After everyone left, she came into the living room and ate a small amount and seemed to be okay. After going back to bed, she started feeling worse and I gave her some pain medication which did not work. She was having a very bad headache around 9:30pm and I gave her some aspirin. I asked if we needed to go back to the hospital and she said absolutely not. Around 10:00pm she became sick and I gave her some nausea medication. As I stood watching her, I had the feeling that the cancer was destroying her skull and I was terribly afraid. Do I call the kids? Do I insist she go to the hospital? Do I spend the night on the floor beside her?
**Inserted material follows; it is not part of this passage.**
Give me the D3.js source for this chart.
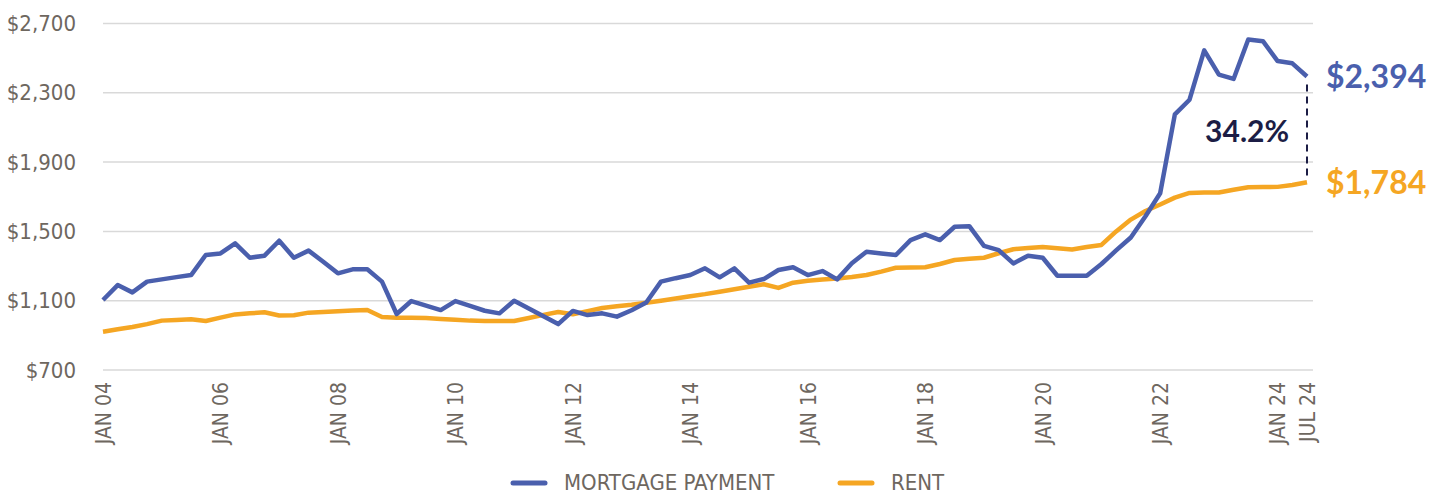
<!DOCTYPE html>
<html>
<head>
<meta charset="utf-8">
<script src="https://cdn.jsdelivr.net/npm/d3@7"></script>
<style>
  html, body { margin: 0; padding: 0; background: #fff; }
  svg { display: block; }
  .tick text { font-family: "Liberation Sans Narrow", "DejaVu Sans Condensed", sans-serif; fill: #6e675f; }
</style>
</head>
<body>
<svg id="chart" width="1445" height="496"></svg>
<script>
// quarterly, Jan 2004 .. Jul 2024
const mortgage = [
  1104, 1190, 1148, 1210, 1223, 1236, 1248, 1364, 1373, 1431,
  1348, 1360, 1446, 1348, 1389, 1325, 1258, 1281, 1281, 1210,
  1023, 1098, 1072, 1046, 1098, 1070, 1042, 1027, 1100, 1055,
  1010, 965, 1041, 1017, 1027, 1008, 1045, 1090, 1210, 1230,
  1248, 1287, 1235, 1287, 1204, 1225, 1277, 1293, 1248, 1271,
  1223, 1316, 1383, 1373, 1364, 1450, 1483, 1450, 1527, 1530,
  1416, 1392, 1315, 1360, 1348, 1244, 1244, 1244, 1312, 1390,
  1465, 1587, 1720, 2175, 2260, 2545, 2405, 2380, 2608, 2598,
  2483, 2470, 2394
];
const rent = [
  921, 935, 948, 965, 985, 989, 993, 983, 1002, 1021,
  1027, 1033, 1015, 1016, 1031, 1035, 1039, 1043, 1046, 1006,
  1002, 1002, 1000, 995, 990, 985, 983, 983, 983, 1000,
  1018, 1035, 1022, 1040, 1058, 1068, 1077, 1088, 1100, 1113,
  1126, 1138, 1152, 1166, 1181, 1195, 1174, 1204, 1215, 1222,
  1228, 1237, 1248, 1268, 1290, 1291, 1293, 1312, 1335, 1342,
  1348, 1374, 1397, 1404, 1410, 1403, 1396, 1410, 1422, 1500,
  1568, 1618, 1655, 1695, 1722, 1724, 1725, 1740, 1755, 1756,
  1757, 1768, 1784
];
const xTickIndex = [0, 8, 16, 24, 32, 40, 48, 56, 64, 72, 80, 82];
const xTickLabels = ["JAN 04", "JAN 06", "JAN 08", "JAN 10", "JAN 12", "JAN 14",
                     "JAN 16", "JAN 18", "JAN 20", "JAN 22", "JAN 24", "JUL 24"];
const yTicks = [700, 1100, 1500, 1900, 2300, 2700];
const seriesNames = ["MORTGAGE PAYMENT", "RENT"];
const colors = ["#4a5fad", "#f5a623"];
const gapLabel = "34.2%";

const svg = d3.select("#chart");
const x = d3.scaleLinear().domain([0, mortgage.length - 1]).range([103, 1307]);
const y = d3.scaleLinear().domain([700, 2700]).range([370, 23.5]);

// gridlines
svg.append("g")
  .selectAll("line")
  .data(yTicks)
  .join("line")
  .attr("x1", 103).attr("x2", 1313)
  .attr("y1", d => y(d)).attr("y2", d => y(d))
  .attr("stroke", "#d9d9d9")
  .attr("stroke-width", 1.5);

// y axis labels
const yAxis = svg.append("g")
  .attr("transform", "translate(80,0)")
  .call(d3.axisLeft(y).tickValues(yTicks).tickSize(0).tickPadding(4)
    .tickFormat(d => "$" + d3.format(",")(d)));
yAxis.select(".domain").remove();
yAxis.selectAll("text").attr("font-size", 22);

// x axis labels (rotated)
const xAxis = svg.append("g")
  .attr("transform", "translate(0,380)")
  .call(d3.axisBottom(x).tickValues(xTickIndex).tickSize(0)
    .tickFormat((d, i) => xTickLabels[i]));
xAxis.select(".domain").remove();
xAxis.selectAll("text")
  .attr("font-size", 21)
  .attr("transform", "rotate(-90)")
  .attr("text-anchor", "end")
  .attr("x", -2)
  .attr("y", 0)
  .attr("dy", "0.35em");

const line = d3.line().x((d, i) => x(i)).y(d => y(d));

[rent, mortgage].forEach((s, k) => {
  svg.append("path")
    .datum(s)
    .attr("fill", "none")
    .attr("stroke", k === 0 ? colors[1] : colors[0])
    .attr("stroke-width", 4.5)
    .attr("stroke-linejoin", "round")
    .attr("d", line);
});

// gap annotation
const last = mortgage.length - 1;
svg.append("line")
  .attr("x1", x(last)).attr("x2", x(last))
  .attr("y1", y(mortgage[last]) + 8).attr("y2", y(rent[last]) - 6)
  .attr("stroke", "#1c1d45")
  .attr("stroke-width", 2)
  .attr("stroke-dasharray", "7,5");

svg.append("text")
  .attr("x", x(last) - 18)
  .attr("y", 142)
  .attr("text-anchor", "end")
  .attr("font-family", "Lato, 'Open Sans', sans-serif")
  .attr("font-weight", 700)
  .attr("font-size", 30)
  .attr("fill", "#1c1d45")
  .text(gapLabel);

// end value labels
[[mortgage, colors[0]], [rent, colors[1]]].forEach(([s, c]) => {
  svg.append("text")
    .attr("x", x(last) + 19)
    .attr("y", y(s[last]))
    .attr("dy", "0.36em")
    .attr("font-family", "Lato, 'Open Sans', sans-serif")
    .attr("font-weight", 700)
    .attr("font-size", 32)
    .attr("fill", c)
    .text("$" + d3.format(",")(s[last]));
});

// legend
const legend = svg.append("g").attr("transform", "translate(0,483)");
const legendX = [511, 838];
seriesNames.forEach((name, i) => {
  const g = legend.append("g").attr("transform", `translate(${legendX[i]},0)`);
  g.append("line")
    .attr("x1", 2).attr("x2", 34)
    .attr("stroke", colors[i])
    .attr("stroke-width", 5)
    .attr("stroke-linecap", "round");
  g.append("text")
    .attr("x", 53)
    .attr("dy", "0.34em")
    .attr("font-family", "'Liberation Sans Narrow', 'DejaVu Sans Condensed', sans-serif")
    .attr("font-size", 22)
    .attr("fill", "#6e675f")
    .text(name);
});
</script>
</body>
</html>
Well, the pain started decreasing and she said it was getting better. She told me to go on to bed. This was about 10:30 or 11:00. I said no. We held hands for a while. I set there for about an hour and she drifted off to sleep. I stuffed a pillow behind her back for support and went to bed with my monitor on as high as possible so that I could hear what was happening in her room. I heard only the sound of the oxygen machine.

I went back at 2:00am and she was still breathing. At 5:00am I went to check on her and she had died. The pillow I had stuffed behind her back earlier had not moved. She did not move again after drifting off to sleep. The doctors had told us that she would more than likely just go to sleep at the end.

So, the long 18 month fight is over and my best friend, the head cheerleader is gone.